Or "Teheran Taxi", as the German title is, because another movie named "Taxi" was just released as well. This one won the Golden Bear at the Berlin Film Festival earlier this year, and now that I've watched it, I can say: deservedly so.
It's a Persian movie, directed by Jafar Panahi, and the only way people in Iran will be able to watch it is via bootlegs, since Jafar Panahi is currently officially forbidden to make any movies at all. It takes place entirely inside a car, with a deceptively simple premise: passengers of the taxi they assume the director's car to be drop in and out, leading to an anthology of cinematic short stories, shot via a camera installed in the taxi, and the occasional mobile phone. It never drags or feels self pitying, not even when one of the later passengers, a (female) lawyer recently disbarred from practicing, says "that's as ridiculous as if they'd forbid you to make movies". Panahi doesn't comment.

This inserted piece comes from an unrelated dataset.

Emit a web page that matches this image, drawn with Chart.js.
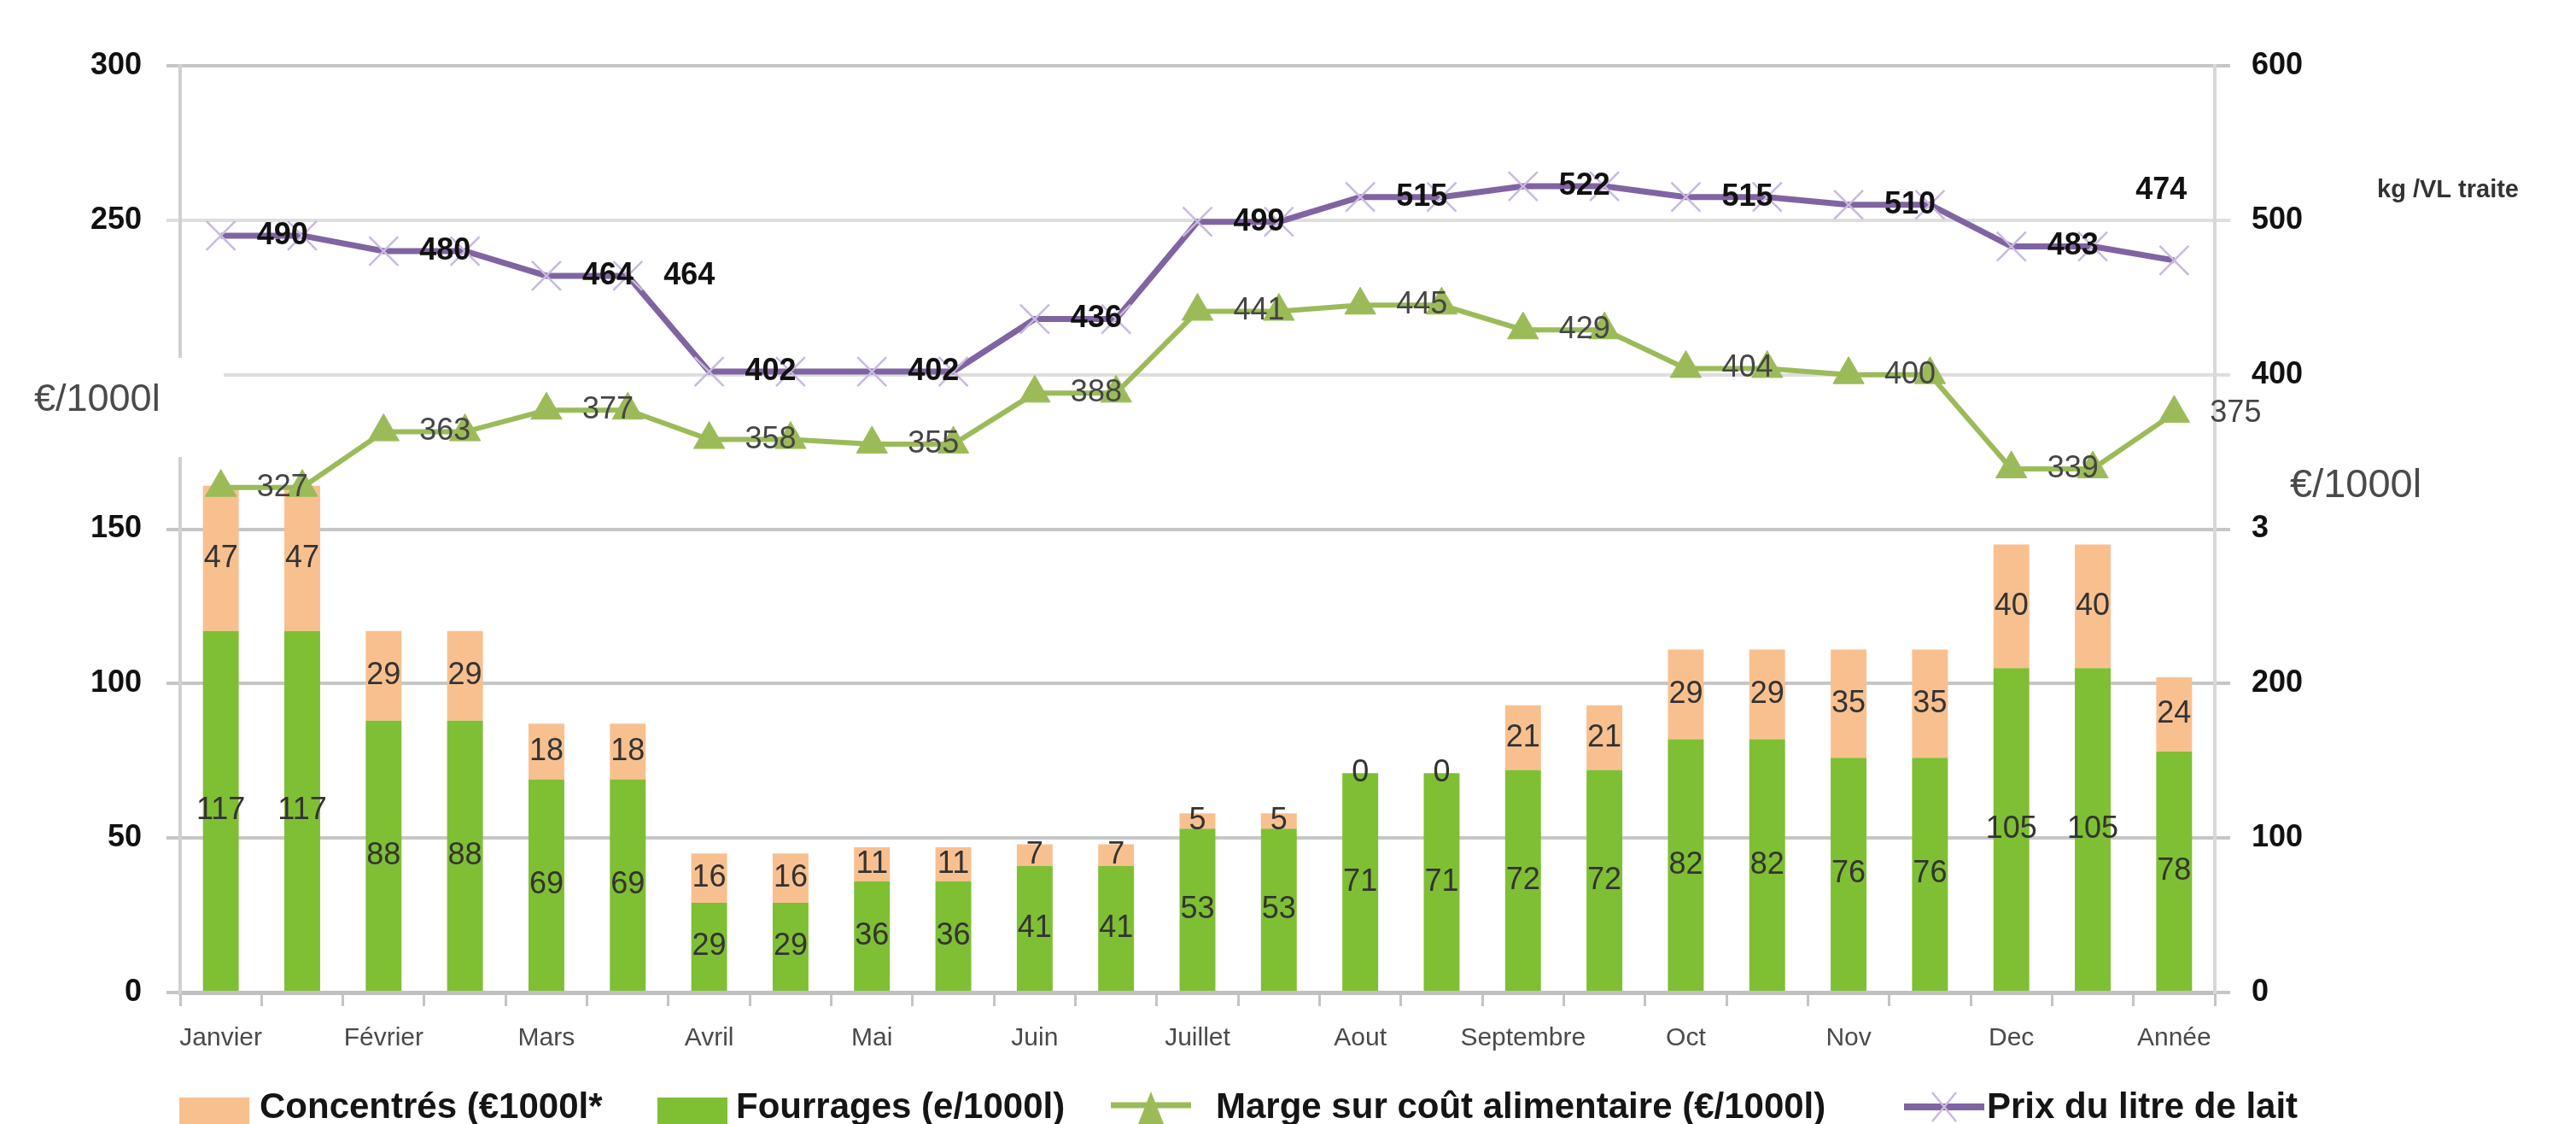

(BTW, early on, a passenger asks whether the others are actors, which also doesn't get a reply; I think it's fairly obvious they all or, not least because the characters include a bootleg dvd seller, Omid, the above mentioned lawyer, a (female) teacher questioning the use of Sharia law against thieves and spiritedly debating it with another passenger, etc., all of whom would be placed in severe danger if they were real as opposed to fictional.)
Despite the cramped location and the themes adressed, the film feels fast paced and often funny, with the passengers all coming to life as characters within their short narrative spaces. You don't see much of Teheran - it could be any big city with palm trees the car keeps driving through - but nonetheless the sense of place is vivid, complete with ever present robbery problem, a red thread throughout the movie. If this was shot by a non-Iranian director and set in Iran, I bet all the women would wear black and all the men would wear traditional clothing; here, their scarfs and bourkas are of varying colours, some wear trousers beneath them, and the men wear t-shirts and jeans more often than not. A former neigbour of Panahi's shows up in a suit and a tie. After Panahi's niece Hana (a girl who is arguably the movie's most memorable character among many memorable characters) points out her teacher told her the rules of what is and isn't permissable in movies, she says that to make the neigbour a sympathetic character, they'd have to change him altogether - no sympathetic character is supposed to wear a tie. Or have a Persian name, which surprised me; the Ministry of Islamic Guidance rules say sympathetic characters ought to have Arab names, preferably those of the holy Imans.
Hana is shooting a movie as a school project herself and ties to boss a young boy she spots stealing a purse into returning it, so he can be a hero (and sympathetic character); the fact the passengers include more women then men, and women of all ages, from schoolgirl Hana via the teacher, the lawyer and the distressed wife of a moped driver who had an accident to two middleaged-to-old women who want to put their goldfish into the Ali Spring (don't ask), makes this film compare positively a great deal of current Western hit movies. I'm just saying.
All in all, a compelling look at current day Iran which makes its point against censorship and the current laws in a deceptively good natured way, and therefore even more effectively. Highly reccommended.
Trivia: the bootleg seller is pimping The Walking Dead's fifth season to one of his clients. Wasn't that the most recent one? Iranian bootleggers work quickly!